WHAT YOU SHOULD DO » Output all entries verbatim. Skip pictures.

RECORD SET »
┄┄┄┄┄┄

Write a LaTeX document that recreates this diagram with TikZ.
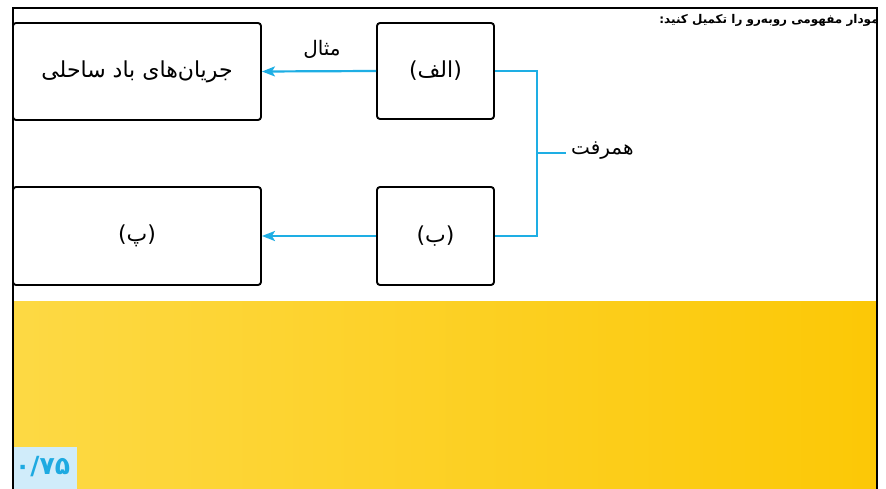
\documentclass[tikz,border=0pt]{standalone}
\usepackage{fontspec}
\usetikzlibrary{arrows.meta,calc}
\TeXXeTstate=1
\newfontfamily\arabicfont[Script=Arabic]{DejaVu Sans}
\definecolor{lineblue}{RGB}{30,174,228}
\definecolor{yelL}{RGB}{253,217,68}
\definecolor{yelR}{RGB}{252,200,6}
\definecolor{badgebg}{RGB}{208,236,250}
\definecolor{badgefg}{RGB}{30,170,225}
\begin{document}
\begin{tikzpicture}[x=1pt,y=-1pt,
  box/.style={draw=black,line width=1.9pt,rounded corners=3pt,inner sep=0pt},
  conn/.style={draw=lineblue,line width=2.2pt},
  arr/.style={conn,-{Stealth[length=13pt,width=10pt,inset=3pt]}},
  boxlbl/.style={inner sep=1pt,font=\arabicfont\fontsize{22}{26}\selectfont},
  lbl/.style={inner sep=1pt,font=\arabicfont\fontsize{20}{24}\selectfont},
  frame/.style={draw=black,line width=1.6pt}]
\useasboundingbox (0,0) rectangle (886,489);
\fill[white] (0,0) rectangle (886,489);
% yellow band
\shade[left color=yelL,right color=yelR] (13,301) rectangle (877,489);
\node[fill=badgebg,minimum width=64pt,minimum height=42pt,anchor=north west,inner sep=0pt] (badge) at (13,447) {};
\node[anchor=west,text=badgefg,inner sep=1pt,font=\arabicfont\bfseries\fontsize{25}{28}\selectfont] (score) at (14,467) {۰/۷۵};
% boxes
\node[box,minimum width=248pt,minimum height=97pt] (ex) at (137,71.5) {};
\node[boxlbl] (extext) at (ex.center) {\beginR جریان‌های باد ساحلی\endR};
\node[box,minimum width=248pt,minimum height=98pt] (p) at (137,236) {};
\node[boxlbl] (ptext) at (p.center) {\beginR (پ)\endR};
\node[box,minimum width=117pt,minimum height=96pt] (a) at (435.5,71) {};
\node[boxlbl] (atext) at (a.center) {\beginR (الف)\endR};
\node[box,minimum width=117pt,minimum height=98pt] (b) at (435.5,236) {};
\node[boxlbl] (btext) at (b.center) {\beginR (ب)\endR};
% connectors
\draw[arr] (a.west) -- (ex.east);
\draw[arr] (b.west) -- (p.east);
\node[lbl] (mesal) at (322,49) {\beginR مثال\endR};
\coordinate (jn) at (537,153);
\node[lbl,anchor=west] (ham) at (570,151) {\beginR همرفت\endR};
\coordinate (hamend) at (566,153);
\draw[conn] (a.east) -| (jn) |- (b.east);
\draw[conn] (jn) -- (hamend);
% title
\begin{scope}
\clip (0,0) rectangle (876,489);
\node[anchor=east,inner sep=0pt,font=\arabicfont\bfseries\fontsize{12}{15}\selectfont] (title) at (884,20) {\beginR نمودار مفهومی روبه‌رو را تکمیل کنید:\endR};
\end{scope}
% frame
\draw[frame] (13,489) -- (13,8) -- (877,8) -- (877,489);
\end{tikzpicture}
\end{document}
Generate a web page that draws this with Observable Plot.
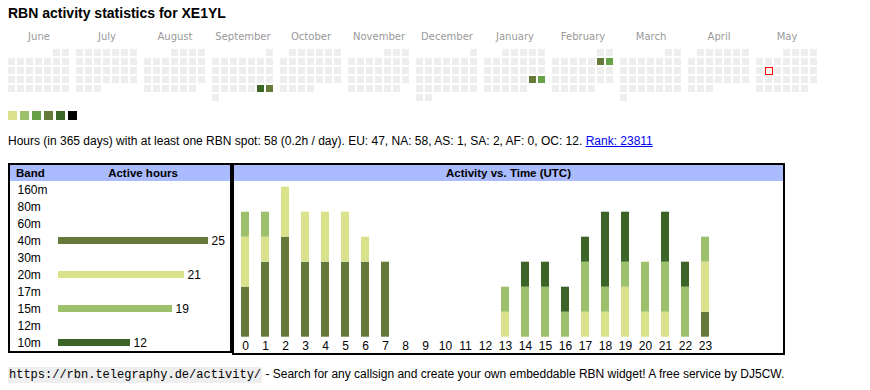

┄┄┄┄┄┄

SOLUTION TO THIS TASK »
Write a LaTeX document that recreates this diagram with TikZ.
\documentclass[tikz,border=0pt]{standalone}
\usepackage{fontspec}
\usetikzlibrary{arrows.meta,calc}
\TeXXeTstate=1
\newfontfamily\arabicfont[Script=Arabic]{DejaVu Sans}
\definecolor{lineblue}{RGB}{30,174,228}
\definecolor{yelL}{RGB}{253,217,68}
\definecolor{yelR}{RGB}{252,200,6}
\definecolor{badgebg}{RGB}{208,236,250}
\definecolor{badgefg}{RGB}{30,170,225}
\begin{document}
\begin{tikzpicture}[x=1pt,y=-1pt,
  box/.style={draw=black,line width=1.9pt,rounded corners=3pt,inner sep=0pt},
  conn/.style={draw=lineblue,line width=2.2pt},
  arr/.style={conn,-{Stealth[length=13pt,width=10pt,inset=3pt]}},
  boxlbl/.style={inner sep=1pt,font=\arabicfont\fontsize{22}{26}\selectfont},
  lbl/.style={inner sep=1pt,font=\arabicfont\fontsize{20}{24}\selectfont},
  frame/.style={draw=black,line width=1.6pt}]
\useasboundingbox (0,0) rectangle (886,489);
\fill[white] (0,0) rectangle (886,489);
% yellow band
\shade[left color=yelL,right color=yelR] (13,301) rectangle (877,489);
\node[fill=badgebg,minimum width=64pt,minimum height=42pt,anchor=north west,inner sep=0pt] (badge) at (13,447) {};
\node[anchor=west,text=badgefg,inner sep=1pt,font=\arabicfont\bfseries\fontsize{25}{28}\selectfont] (score) at (14,467) {۰/۷۵};
% boxes
\node[box,minimum width=248pt,minimum height=97pt] (ex) at (137,71.5) {};
\node[boxlbl] (extext) at (ex.center) {\beginR جریان‌های باد ساحلی\endR};
\node[box,minimum width=248pt,minimum height=98pt] (p) at (137,236) {};
\node[boxlbl] (ptext) at (p.center) {\beginR (پ)\endR};
\node[box,minimum width=117pt,minimum height=96pt] (a) at (435.5,71) {};
\node[boxlbl] (atext) at (a.center) {\beginR (الف)\endR};
\node[box,minimum width=117pt,minimum height=98pt] (b) at (435.5,236) {};
\node[boxlbl] (btext) at (b.center) {\beginR (ب)\endR};
% connectors
\draw[arr] (a.west) -- (ex.east);
\draw[arr] (b.west) -- (p.east);
\node[lbl] (mesal) at (322,49) {\beginR مثال\endR};
\coordinate (jn) at (537,153);
\node[lbl,anchor=west] (ham) at (570,151) {\beginR همرفت\endR};
\coordinate (hamend) at (566,153);
\draw[conn] (a.east) -| (jn) |- (b.east);
\draw[conn] (jn) -- (hamend);
% title
\begin{scope}
\clip (0,0) rectangle (876,489);
\node[anchor=east,inner sep=0pt,font=\arabicfont\bfseries\fontsize{12}{15}\selectfont] (title) at (884,20) {\beginR نمودار مفهومی روبه‌رو را تکمیل کنید:\endR};
\end{scope}
% frame
\draw[frame] (13,489) -- (13,8) -- (877,8) -- (877,489);
\end{tikzpicture}
\end{document}
Generate a web page that draws this with Observable Plot.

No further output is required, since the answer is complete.